** Recorded information **

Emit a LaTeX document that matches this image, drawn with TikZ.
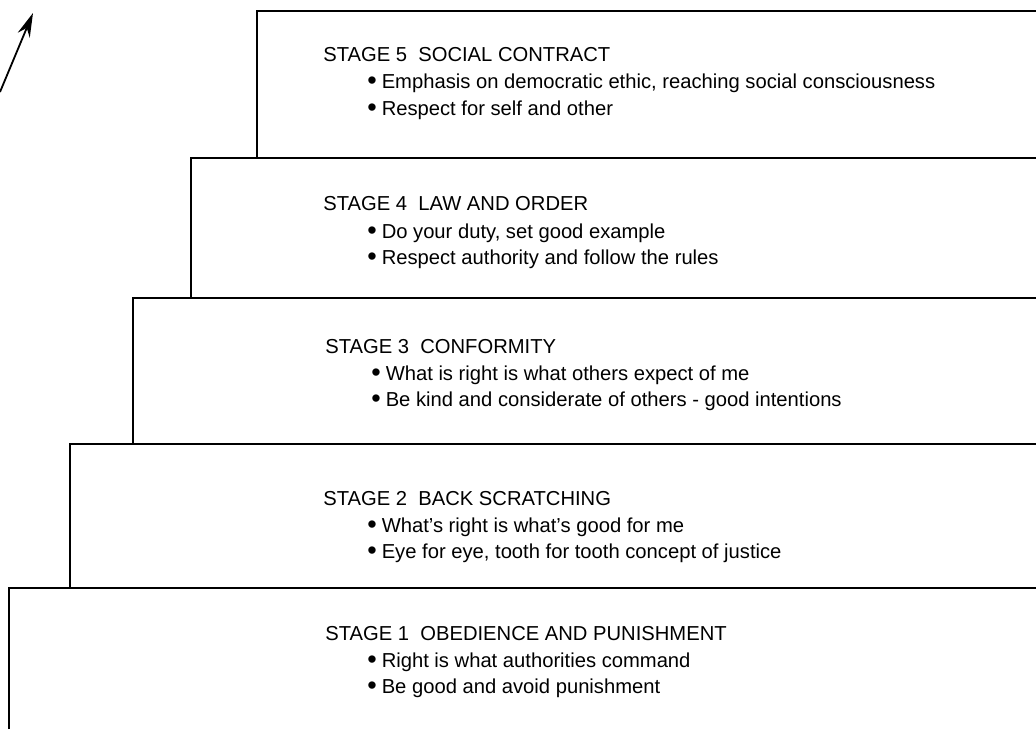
\documentclass[tikz,border=0pt]{standalone}
\usepackage{fontspec}
\setmainfont{Liberation Sans}
\usetikzlibrary{arrows.meta}

\newcommand{\stagedot}{{\fontsize{27}{24}\selectfont\raisebox{-1pt}{•}}\hspace{5pt}}

\begin{document}
\begin{tikzpicture}[x=1pt,y=-1pt,line width=2.6pt,
  head/.style={anchor=base west,inner sep=0pt,font=\fontsize{20.2}{24}\selectfont},
  item/.style={anchor=base west,inner sep=0pt,font=\fontsize{20.2}{24}\selectfont}]
\useasboundingbox (0,0) rectangle (1036,729);

% the steps
\draw (9,729) coordinate (a_1) -- (9,588) coordinate (t_1) -- (1036,588);
\draw (70,588) coordinate (a_2) -- (70,444) coordinate (t_2) -- (1036,444);
\draw (133,444) coordinate (a_3) -- (133,298) coordinate (t_3) -- (1036,298);
\draw (191,298) coordinate (a_4) -- (191,158) coordinate (t_4) -- (1036,158);
\draw (257,158) coordinate (a_5) -- (257,11) coordinate (t_5) -- (1036,11);

% arrow up the stairs
\coordinate (up_1) at (0,92);
\coordinate (up_2) at (33,13);
\draw[line width=1.8pt,-{Stealth[length=24pt,width=13pt]}] (up_1) -- (up_2);

% stage 5
\node[head] (s5) at (322,61) {STAGE 5~~SOCIAL CONTRACT};
\node[item] (s5a) at (366,88) {\stagedot Emphasis on democratic ethic, reaching social consciousness};
\node[item] (s5b) at (366,115) {\stagedot Respect for self and other};

% stage 4
\node[head] (s4) at (322,210) {STAGE 4~~LAW AND ORDER};
\node[item] (s4a) at (366,238) {\stagedot Do your duty, set good example};
\node[item] (s4b) at (366,264) {\stagedot Respect authority and follow the rules};

% stage 3
\node[head] (s3) at (324,353) {STAGE 3~~CONFORMITY};
\node[item] (s3a) at (370,380) {\stagedot What is right is what others expect of me};
\node[item] (s3b) at (370,406) {\stagedot Be kind and considerate of others - good intentions};

% stage 2
\node[head] (s2) at (322,505) {STAGE 2~~BACK SCRATCHING};
\node[item] (s2a) at (366,532) {\stagedot What's right is what's good for me};
\node[item] (s2b) at (366,558) {\stagedot Eye for eye, tooth for tooth concept of justice};

% stage 1
\node[head] (s1) at (324,640) {STAGE 1~~OBEDIENCE AND PUNISHMENT};
\node[item] (s1a) at (366,667) {\stagedot Right is what authorities command};
\node[item] (s1b) at (366,693) {\stagedot Be good and avoid punishment};

\end{tikzpicture}
\end{document}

** Goal **
Write out the lines from the start of the material to the line with "(s4b) at (366,264)", inclusive and exactly. Skip the pictures.

** Solution **
Emit a LaTeX document that matches this image, drawn with TikZ.
\documentclass[tikz,border=0pt]{standalone}
\usepackage{fontspec}
\setmainfont{Liberation Sans}
\usetikzlibrary{arrows.meta}

\newcommand{\stagedot}{{\fontsize{27}{24}\selectfont\raisebox{-1pt}{•}}\hspace{5pt}}

\begin{document}
\begin{tikzpicture}[x=1pt,y=-1pt,line width=2.6pt,
  head/.style={anchor=base west,inner sep=0pt,font=\fontsize{20.2}{24}\selectfont},
  item/.style={anchor=base west,inner sep=0pt,font=\fontsize{20.2}{24}\selectfont}]
\useasboundingbox (0,0) rectangle (1036,729);

% the steps
\draw (9,729) coordinate (a_1) -- (9,588) coordinate (t_1) -- (1036,588);
\draw (70,588) coordinate (a_2) -- (70,444) coordinate (t_2) -- (1036,444);
\draw (133,444) coordinate (a_3) -- (133,298) coordinate (t_3) -- (1036,298);
\draw (191,298) coordinate (a_4) -- (191,158) coordinate (t_4) -- (1036,158);
\draw (257,158) coordinate (a_5) -- (257,11) coordinate (t_5) -- (1036,11);

% arrow up the stairs
\coordinate (up_1) at (0,92);
\coordinate (up_2) at (33,13);
\draw[line width=1.8pt,-{Stealth[length=24pt,width=13pt]}] (up_1) -- (up_2);

% stage 5
\node[head] (s5) at (322,61) {STAGE 5~~SOCIAL CONTRACT};
\node[item] (s5a) at (366,88) {\stagedot Emphasis on democratic ethic, reaching social consciousness};
\node[item] (s5b) at (366,115) {\stagedot Respect for self and other};

% stage 4
\node[head] (s4) at (322,210) {STAGE 4~~LAW AND ORDER};
\node[item] (s4a) at (366,238) {\stagedot Do your duty, set good example};
\node[item] (s4b) at (366,264) {\stagedot Respect authority and follow the rules};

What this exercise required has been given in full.